* Begin Given data *

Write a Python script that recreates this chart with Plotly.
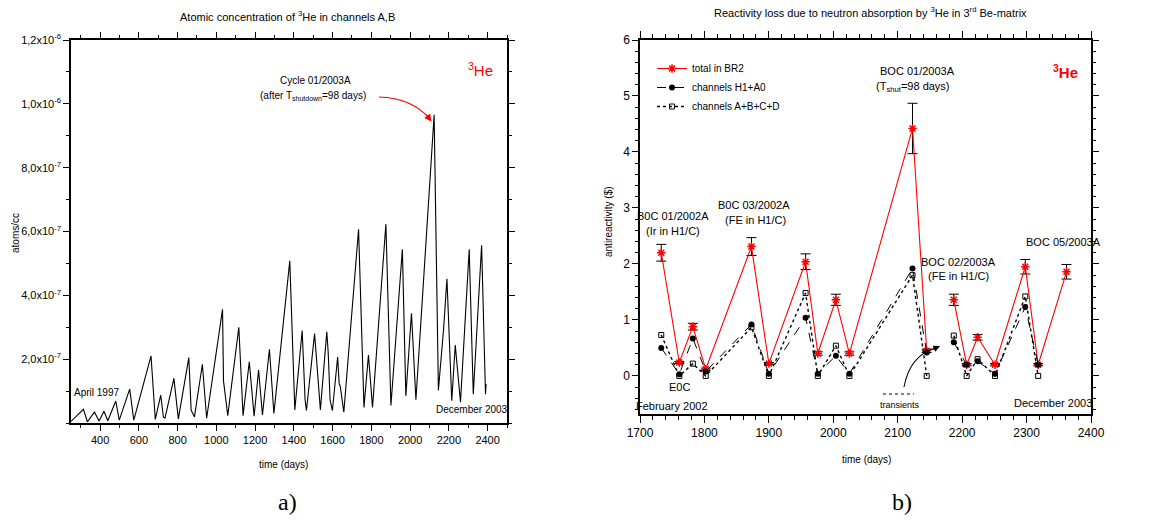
import plotly.graph_objects as go

W, H = 1153, 521

# ---------------- data: panel a) ----------------
days_a = [250, 314, 335, 371, 395, 420, 440, 481, 499, 553, 574, 663, 685, 713, 727, 735,
          781, 804, 858, 870, 887, 928, 950, 1032, 1037, 1059, 1116, 1138, 1170, 1195,
          1218, 1238, 1274, 1297, 1379, 1405, 1443, 1458, 1465, 1507, 1537, 1570, 1577,
          1587, 1599, 1626, 1634, 1639, 1658, 1734, 1762, 1785, 1806, 1875, 1901, 1960,
          1978, 2007, 2030, 2124, 2146, 2173, 2190, 2215, 2233, 2260, 2305, 2326, 2369,
          2389, 2392]
conc_a_e7 = [0.05, 0.43, 0.04, 0.34, 0.06, 0.37, 0.07, 0.69, 0.09, 1.06, 0.09, 2.10, 0.11,
             0.87, 0.18, 0.15, 1.40, 0.13, 2.05, 0.40, 0.19, 1.84, 0.15, 3.56, 1.32, 0.23,
             3.00, 0.23, 1.92, 0.21, 1.66, 0.25, 2.31, 0.30, 5.08, 0.41, 2.90, 0.73, 0.39,
             2.80, 0.41, 2.86, 2.25, 0.72, 0.39, 2.07, 1.22, 1.17, 0.34, 6.07, 0.49, 2.13,
             0.49, 6.23, 0.55, 5.44, 0.85, 3.44, 0.73, 9.66, 1.03, 2.96, 4.52, 0.70, 2.44,
             0.65, 5.44, 0.90, 5.57, 0.90, 1.22]
conc_a = [v * 1e-7 for v in conc_a_e7]

ytick_vals_a = [2e-7, 4e-7, 6e-7, 8e-7, 1.0e-6, 1.2e-6]
ytick_text_a = ["2,0x10<sup>-7</sup>", "4,0x10<sup>-7</sup>", "6,0x10<sup>-7</sup>",
                "8,0x10<sup>-7</sup>", "1,0x10<sup>-6</sup>", "1,2x10<sup>-6</sup>"]

# ---------------- data: panel b) ----------------
days_tot = [1733, 1761, 1782, 1802, 1873, 1900, 1957, 1976, 2004, 2025, 2123, 2145,
            None, 2187, 2207, 2224, 2251, 2298, 2318, 2362]
total_br2 = [2.20, 0.24, 0.88, 0.12, 2.31, 0.22, 2.04, 0.40, 1.36, 0.40, 4.42, 0.45,
             None, 1.36, 0.20, 0.69, 0.20, 1.95, 0.20, 1.86]
total_err = [0.15, 0.02, 0.06, 0.02, 0.16, 0.02, 0.14, 0.03, 0.10, 0.03, 0.45, 0.03,
             None, 0.10, 0.02, 0.05, 0.02, 0.13, 0.02, 0.13]

days_ch = [1733, 1761, 1782, 1802, 1873, 1900, 1957, 1976, 2004, 2025, 2123, 2145,
           None, 2187, 2207, 2224, 2251, 2298, 2318]
h1_a0 = [0.50, 0.03, 0.67, 0.08, 0.92, 0.04, 1.04, 0.04, 0.36, 0.04, 1.92, 0.42,
         None, 0.60, 0.20, 0.26, 0.04, 1.23, 0.20]
abcd = [0.73, 0.00, 0.22, 0.00, 0.87, 0.00, 1.48, 0.00, 0.54, 0.00, 1.80, 0.00,
        None, 0.72, 0.00, 0.30, 0.00, 1.42, 0.00]

FONT = "Liberation Sans, Arial, sans-serif"


def px(x):
    return x / W


def py(y):
    return 1 - y / H


fig = go.Figure()

fig.add_trace(go.Scatter(x=days_a, y=conc_a, mode="lines",
                         line=dict(color="black", width=1.1),
                         showlegend=False, xaxis="x", yaxis="y"))

fig.add_trace(go.Scatter(x=days_tot, y=total_br2, mode="lines+markers", name="total in BR2",
                         line=dict(color="red", width=1.1),
                         marker=dict(symbol="asterisk-open", size=7,
                                     line=dict(color="red", width=1.5)),
                         error_y=dict(type="data", array=total_err, visible=True,
                                      color="black", thickness=1, width=5),
                         xaxis="x2", yaxis="y2"))
fig.add_trace(go.Scatter(x=days_ch, y=h1_a0, mode="lines+markers", name="channels H1+A0",
                         line=dict(color="black", width=1, dash="dash"),
                         marker=dict(symbol="circle", size=6, color="black"),
                         xaxis="x2", yaxis="y2"))
fig.add_trace(go.Scatter(x=days_ch, y=abcd, mode="lines+markers", name="channels A+B+C+D",
                         line=dict(color="black", width=1.4, dash="dot"),
                         marker=dict(symbol="square-open", size=5, color="black",
                                     line=dict(width=1)),
                         xaxis="x2", yaxis="y2"))

axis_common = dict(showline=True, linecolor="black", linewidth=1.5, mirror="ticks",
                   ticks="outside", tickcolor="black", showgrid=False, zeroline=False,
                   automargin=False)

fig.update_layout(
    width=W, height=H,
    margin=dict(l=0, r=0, t=0, b=0),
    paper_bgcolor="white", plot_bgcolor="white",
    font=dict(family=FONT, size=10, color="black"),
    xaxis=dict(domain=[px(71), px(507)], range=[250, 2500], dtick=200, tick0=0,
               ticklen=6, minor=dict(dtick=100, tick0=0, ticklen=3, ticks="outside",
                                     tickcolor="black"),
               tickfont=dict(family=FONT, size=11, color="black"),
               anchor="y", **axis_common),
    yaxis=dict(domain=[py(423), py(40)], range=[0, 1.2e-6], tickmode="array",
               tickvals=ytick_vals_a, ticktext=ytick_text_a, ticklen=6,
               minor=dict(dtick=1e-7, tick0=0, ticklen=3, ticks="outside",
                          tickcolor="black"),
               tickfont=dict(family=FONT, size=11, color="black"),
               anchor="x", **axis_common),
    xaxis2=dict(domain=[px(640), px(1091)], range=[1700, 2400], dtick=100, tick0=0,
                ticklen=7, minor=dict(dtick=20, tick0=0, ticklen=4, ticks="outside",
                                      tickcolor="black"),
                tickfont=dict(family=FONT, size=12, color="black"),
                anchor="y2", **axis_common),
    yaxis2=dict(domain=[py(414), py(40)], range=[-0.68, 6], dtick=1, tick0=0,
                ticklen=6, minor=dict(dtick=0.2, tick0=0, ticklen=3, ticks="outside",
                                      tickcolor="black"),
                tickfont=dict(family=FONT, size=12, color="black"),
                anchor="x2", **axis_common),
    legend=dict(x=px(652), y=py(54), xanchor="left", yanchor="top",
                bgcolor="rgba(0,0,0,0)", font=dict(family=FONT, size=10),
                tracegroupgap=0, itemwidth=30),
)

ann = []


def text(x, y, s, size=10, color="black", angle=0, family=FONT):
    ann.append(dict(x=px(x), y=py(y), xref="paper", yref="paper", text=s, showarrow=False,
                    xanchor="center", yanchor="middle", textangle=angle,
                    font=dict(family=family, size=size, color=color)))


# panel a texts
text(287, 16, "Atomic concentration of <sup>3</sup>He in channels A,B", 11)
text(480, 70, "<sup>3</sup>He", 15, "red")
text(315, 80, "Cycle 01/2003A", 10)
text(313, 96, "(after T<sub>shutdown</sub>=98 days)", 10)
text(97, 392, "April 1997", 10)
text(472, 409, "December 2003", 10)
text(283, 464, "time (days)", 10)
text(15, 233, "atoms/cc", 10, angle=-90)
text(287, 502, "a)", 24, family="Liberation Serif, Times New Roman, serif")

# panel b texts
text(870, 12, "Reactivity loss due to neutron absorption by <sup>3</sup>He in 3<sup>rd</sup> Be-matrix", 11)
text(1065, 71, "<b><sup>3</sup>He</b>", 15, "red")
text(917, 71, "BOC 01/2003A", 11)
text(913, 87, "(T<sub>shut</sub>=98 days)", 11)
text(673, 216, "B0C 01/2002A", 11)
text(673, 231, "(Ir in H1/C)", 11)
text(754, 205, "B0C 03/2002A", 11)
text(755, 220, "(FE in H1/C)", 11)
text(1063, 242, "BOC 05/2003A", 11)
text(958, 262, "BOC 02/2003A", 11)
text(958, 276, "(FE in H1/C)", 11)
text(679, 387, "E0C", 11)
text(672, 406, "February 2002", 11)
text(1053, 403, "December 2003", 11)
text(900, 405, "transients", 9)
text(866, 459, "time (days)", 10)
text(608, 222, "antireactivity ($)", 10, angle=-90)
text(902, 502, "b)", 24, family="Liberation Serif, Times New Roman, serif")

# arrowheads
ann.append(dict(x=px(431.5), y=py(121.5), xref="paper", yref="paper", text="",
                showarrow=True, ax=-6, ay=-8, arrowhead=2, arrowsize=1.2,
                arrowwidth=1.2, arrowcolor="red"))
ann.append(dict(x=px(940), y=py(346), xref="paper", yref="paper", text="",
                showarrow=True, ax=-9, ay=4, arrowhead=2, arrowsize=1.2,
                arrowwidth=1.1, arrowcolor="black"))
fig.update_layout(annotations=ann)


def path_px(pts):
    (x0, y0), (cx, cy), (x1, y1) = pts
    return (f"M {px(x0):.5f},{py(y0):.5f} Q {px(cx):.5f},{py(cy):.5f} "
            f"{px(x1):.5f},{py(y1):.5f}")


fig.add_shape(type="path", xref="paper", yref="paper",
              path=path_px([(379, 97), (412, 98), (430, 119)]),
              line=dict(color="red", width=1.2))
fig.add_shape(type="path", xref="paper", yref="paper",
              path=path_px([(904, 387), (910, 355), (936, 348)]),
              line=dict(color="black", width=1.1))
fig.add_shape(type="line", xref="paper", yref="paper",
              x0=px(883), y0=py(394), x1=px(914), y1=py(394),
              line=dict(color="black", width=1, dash="dot"))

# remove the default 8px page margin so the figure fills the window exactly
fig.write_html("out.html", config={"displayModeBar": False},
               post_script="document.body.style.margin='0';")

* End Given data *

▶ **Exercise description**: Return only the lines from the start of the data through the line that contains "W, H = 1153, 521", please, copying them exactly and omitting all pictures.

▶ **Solution below**:
Write a Python script that recreates this chart with Plotly.
import plotly.graph_objects as go

W, H = 1153, 521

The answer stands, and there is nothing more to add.